INSTRUCTION: Do not include the pictures; repeat the rest of the data exactly.
--- begin RAW RECORDS ---
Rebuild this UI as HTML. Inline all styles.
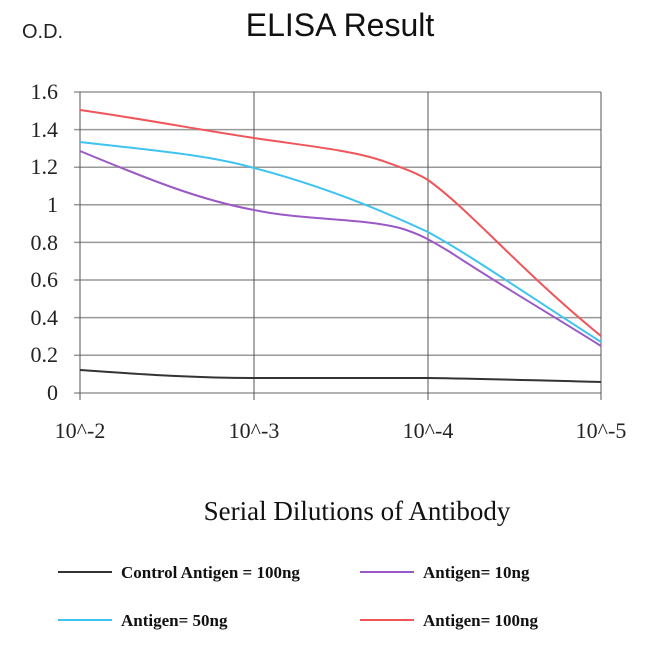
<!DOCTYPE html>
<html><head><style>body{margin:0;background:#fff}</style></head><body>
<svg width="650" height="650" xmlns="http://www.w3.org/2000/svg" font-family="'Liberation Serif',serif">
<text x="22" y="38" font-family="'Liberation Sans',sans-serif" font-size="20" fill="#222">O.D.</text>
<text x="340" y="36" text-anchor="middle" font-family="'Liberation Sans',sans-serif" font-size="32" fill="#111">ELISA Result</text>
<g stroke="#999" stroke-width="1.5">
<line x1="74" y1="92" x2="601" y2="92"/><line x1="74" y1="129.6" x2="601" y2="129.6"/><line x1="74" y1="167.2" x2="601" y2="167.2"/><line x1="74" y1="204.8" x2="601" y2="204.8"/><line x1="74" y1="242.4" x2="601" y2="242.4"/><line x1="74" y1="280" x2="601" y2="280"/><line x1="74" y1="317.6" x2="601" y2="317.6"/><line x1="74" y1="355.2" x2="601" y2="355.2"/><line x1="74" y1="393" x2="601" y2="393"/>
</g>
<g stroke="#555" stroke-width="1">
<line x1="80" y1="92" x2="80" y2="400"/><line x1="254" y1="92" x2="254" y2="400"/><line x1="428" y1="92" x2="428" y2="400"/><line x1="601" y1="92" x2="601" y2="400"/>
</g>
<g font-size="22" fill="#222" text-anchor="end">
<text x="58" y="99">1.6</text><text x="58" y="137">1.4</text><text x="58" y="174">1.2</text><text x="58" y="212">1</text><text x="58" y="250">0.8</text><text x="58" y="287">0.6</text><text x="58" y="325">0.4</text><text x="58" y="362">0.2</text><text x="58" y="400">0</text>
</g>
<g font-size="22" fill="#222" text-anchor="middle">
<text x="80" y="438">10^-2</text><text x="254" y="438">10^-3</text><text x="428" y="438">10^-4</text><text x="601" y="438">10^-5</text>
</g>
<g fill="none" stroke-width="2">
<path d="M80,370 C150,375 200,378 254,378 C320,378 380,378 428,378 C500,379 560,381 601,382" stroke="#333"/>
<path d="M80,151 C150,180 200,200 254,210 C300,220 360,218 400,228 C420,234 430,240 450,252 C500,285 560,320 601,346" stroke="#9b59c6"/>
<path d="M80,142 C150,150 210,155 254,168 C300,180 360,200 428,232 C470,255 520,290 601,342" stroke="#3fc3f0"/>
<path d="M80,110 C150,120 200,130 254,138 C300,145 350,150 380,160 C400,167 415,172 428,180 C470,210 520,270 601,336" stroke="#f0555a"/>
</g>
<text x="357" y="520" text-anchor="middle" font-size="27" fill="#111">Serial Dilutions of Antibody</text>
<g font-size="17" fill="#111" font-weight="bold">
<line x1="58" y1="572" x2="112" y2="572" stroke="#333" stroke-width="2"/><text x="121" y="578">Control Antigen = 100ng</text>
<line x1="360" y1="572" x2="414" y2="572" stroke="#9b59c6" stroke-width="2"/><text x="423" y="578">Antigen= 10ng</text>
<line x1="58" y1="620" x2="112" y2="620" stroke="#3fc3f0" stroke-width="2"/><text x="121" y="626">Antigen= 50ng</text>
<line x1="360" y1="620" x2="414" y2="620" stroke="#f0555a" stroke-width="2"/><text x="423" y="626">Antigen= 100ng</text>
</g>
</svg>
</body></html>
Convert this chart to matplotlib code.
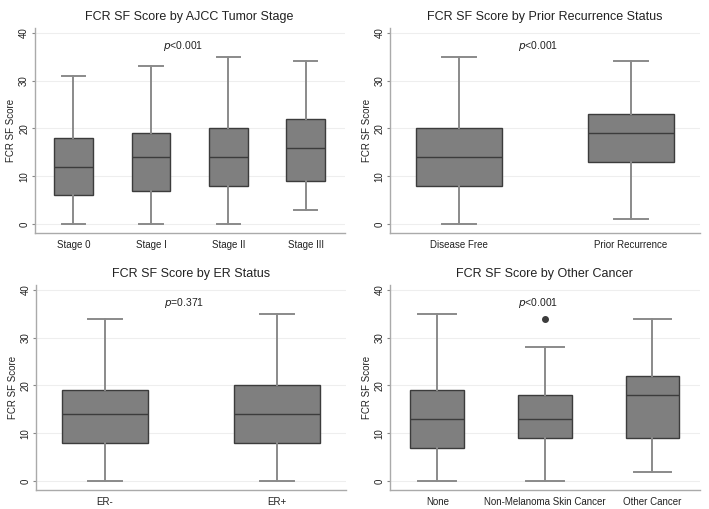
--- end RAW RECORDS ---
EXERCISE OUTPUT:
Rebuild this UI as HTML. Inline all styles.
<!DOCTYPE html>
<html><head><style>body{margin:0;background:#fff}</style></head><body>
<svg width="650" height="650" xmlns="http://www.w3.org/2000/svg" font-family="'Liberation Serif',serif">
<text x="22" y="38" font-family="'Liberation Sans',sans-serif" font-size="20" fill="#222">O.D.</text>
<text x="340" y="36" text-anchor="middle" font-family="'Liberation Sans',sans-serif" font-size="32" fill="#111">ELISA Result</text>
<g stroke="#999" stroke-width="1.5">
<line x1="74" y1="92" x2="601" y2="92"/><line x1="74" y1="129.6" x2="601" y2="129.6"/><line x1="74" y1="167.2" x2="601" y2="167.2"/><line x1="74" y1="204.8" x2="601" y2="204.8"/><line x1="74" y1="242.4" x2="601" y2="242.4"/><line x1="74" y1="280" x2="601" y2="280"/><line x1="74" y1="317.6" x2="601" y2="317.6"/><line x1="74" y1="355.2" x2="601" y2="355.2"/><line x1="74" y1="393" x2="601" y2="393"/>
</g>
<g stroke="#555" stroke-width="1">
<line x1="80" y1="92" x2="80" y2="400"/><line x1="254" y1="92" x2="254" y2="400"/><line x1="428" y1="92" x2="428" y2="400"/><line x1="601" y1="92" x2="601" y2="400"/>
</g>
<g font-size="22" fill="#222" text-anchor="end">
<text x="58" y="99">1.6</text><text x="58" y="137">1.4</text><text x="58" y="174">1.2</text><text x="58" y="212">1</text><text x="58" y="250">0.8</text><text x="58" y="287">0.6</text><text x="58" y="325">0.4</text><text x="58" y="362">0.2</text><text x="58" y="400">0</text>
</g>
<g font-size="22" fill="#222" text-anchor="middle">
<text x="80" y="438">10^-2</text><text x="254" y="438">10^-3</text><text x="428" y="438">10^-4</text><text x="601" y="438">10^-5</text>
</g>
<g fill="none" stroke-width="2">
<path d="M80,370 C150,375 200,378 254,378 C320,378 380,378 428,378 C500,379 560,381 601,382" stroke="#333"/>
<path d="M80,151 C150,180 200,200 254,210 C300,220 360,218 400,228 C420,234 430,240 450,252 C500,285 560,320 601,346" stroke="#9b59c6"/>
<path d="M80,142 C150,150 210,155 254,168 C300,180 360,200 428,232 C470,255 520,290 601,342" stroke="#3fc3f0"/>
<path d="M80,110 C150,120 200,130 254,138 C300,145 350,150 380,160 C400,167 415,172 428,180 C470,210 520,270 601,336" stroke="#f0555a"/>
</g>
<text x="357" y="520" text-anchor="middle" font-size="27" fill="#111">Serial Dilutions of Antibody</text>
<g font-size="17" fill="#111" font-weight="bold">
<line x1="58" y1="572" x2="112" y2="572" stroke="#333" stroke-width="2"/><text x="121" y="578">Control Antigen = 100ng</text>
<line x1="360" y1="572" x2="414" y2="572" stroke="#9b59c6" stroke-width="2"/><text x="423" y="578">Antigen= 10ng</text>
<line x1="58" y1="620" x2="112" y2="620" stroke="#3fc3f0" stroke-width="2"/><text x="121" y="626">Antigen= 50ng</text>
<line x1="360" y1="620" x2="414" y2="620" stroke="#f0555a" stroke-width="2"/><text x="423" y="626">Antigen= 100ng</text>
</g>
</svg>
</body></html>
Convert this chart to matplotlib code.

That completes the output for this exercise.